Paylaş
Bir okur ise gönderdiği e-postada “Yazınızı okuyunca aklıma matematikteki olmayana ergi metotu geldi. Itri de rahmet istedi o meşhur şarkısı ile. Tuti-i mu’cize-guyem... Boşuna uğraşmayın anlamazlar” demekteydi...
Neyse ki “anlayanlar” da çıkmaya başladı. Uzun zamandır beklenen AB İletişim Stratejisi Avrupa Birliği Genel Sekreterliği tarafından Bakanlar Kurulu’na bu hafta sunuldu. Gerek Devlet Bakanı ve Başmüzakereci Egemen Bağış, gerek ABGS Genel Sekreter Yardımcısı Burak Erdenir ve kurumun İletişim Başkanı, Bakan Özel Danışmanı Faruk Kaymakçı ile yaptığım görüşmelerden anladığım diplomasinin AB bacağında iletişimi rayına oturtmak için yoğun hazırlık var.
Dolayısıyla da üçüncü bir olanağı dışlayan “olmayana ergi” metodunu en azından AB iletişiminde bir kenara bırakıyoruz demektir.
Osmanlıcasıyla “abese icra”, Latincesiyle “reductio ad absurdum” denilen “olmayana ergi” mantığında üçüncü şık hiçbir zaman yok, ama işte bu kez karşımızda gerçekten detaylı hazırlanmış bir iletişim planı var.
Faruk Kaymakçı yakında bu plan için toplumdaki ilgili paydaşlardan katkı alacaklarını söylüyor. Strateji iki yönlü, bir ayağı ABYİS denilen Avrupa Birliği’ne Yönelik İletişim Stratejisi, diğeri de TÜYİS denilen Türkiye’ye Yönelik İletişim Stratejisi.
¡ ¡ ¡
AB iletişim stratejisinin bir güçlüğü de, mevcut durum tespitini her geçen gün yenileme gereği. Çünkü Türkiye’nin kendini konumlandırması hızla değişiyor. Yayı geren de okun hedefi de aynı kalmıyor.
Son olarak Dışişleri Bakanı Ahmet Davutoğlu’nun izlediği aktif Ortadoğu politikası meyvelerini vermeye başladı.
“Derinlikli Strateji” doğrultusunda komşularla “sıfır sorun” hedefliyor Davutoğlu. Ama bununla yetinmiyor. Bu hafta yaptığı gibi Ankara’da Irak’la ortak “çekirdek bakanlar kurulu” topluyor. Aynısını Suriye, hatta İran’la yapmayı hedefliyor. Bu sürecin “demokratik açılım”la birlikte bölgede PKK ve terör sorununu da “sıfırlayarak” çözmeyi hedeflediği de sır değil.
Bu gelişmeleri “Türkiye AB’ye karşı OB-Ortadoğu Birliği kuruyor” şeklinde yorumlayanlar çıkabilir.

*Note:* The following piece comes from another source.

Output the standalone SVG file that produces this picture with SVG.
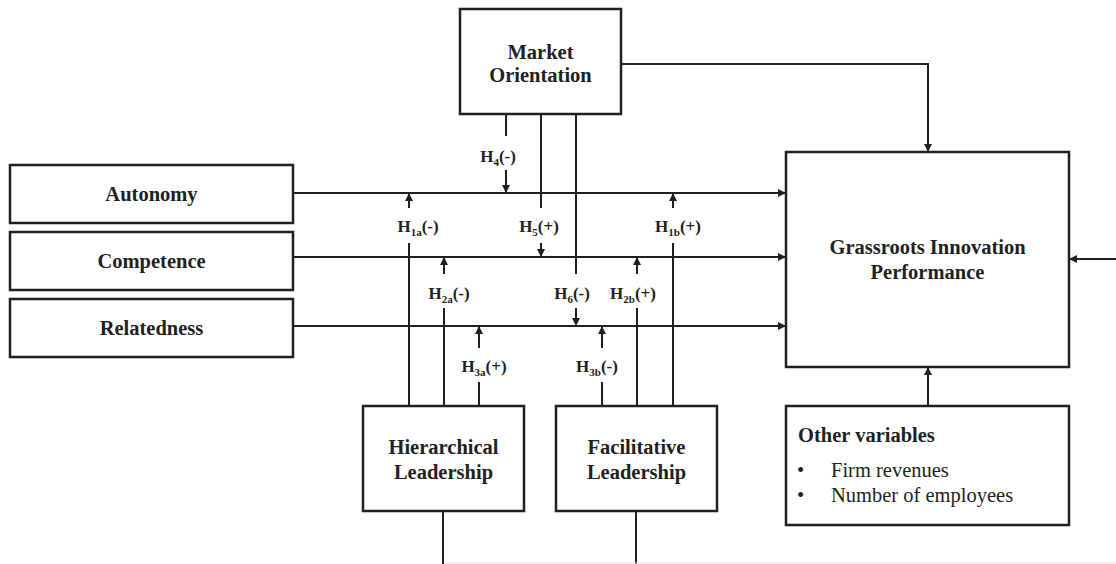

Ancak Türkiye’nin kendisini Ortadoğu’da “daha etkin bir merkez güç” şeklindeki konumlaması, AB’nin gözünde önemini azaltmaz, aksine ülkemizi edilgen konumdan çıkarır.
AB sürecinin özünde Türkiye’nin her alandaki standartlarını yükseltmek olduğu hedefi gözden kaçırılmazsa, Ortadoğu’daki bu yeni “zincirleme açılım”lar, Türkiye’yi Avrupa’ya daha sıkı bağlayan sağlam halkalara dönüşebilir. Böyle bir konumlanma, Avrupalı seçkinlerin Türkiye ile ilgili zihniyet parametrelerini değiştirecek ve AB’ye yönelik iletişimi de kolaylaştıracaktır.
Davutoğlu’ndan alıntıyla: “Yapılması gereken, yayı Türkiye’nin sınırlarının ötesindeki potansiyeli kapsayacak çapta gerebilmek, oku da stratejik bir planlama ile iddialı bir ufuk perspektifi arasında uyum sağlayan bir hedefe, aynı anda yöneltebilmektir.” İletişim stratejisinde de başarı, yayı unutup oku sağa sola değil, istediğimiz hedefe doğru zamanlama ile gönderebilmemize bağlı.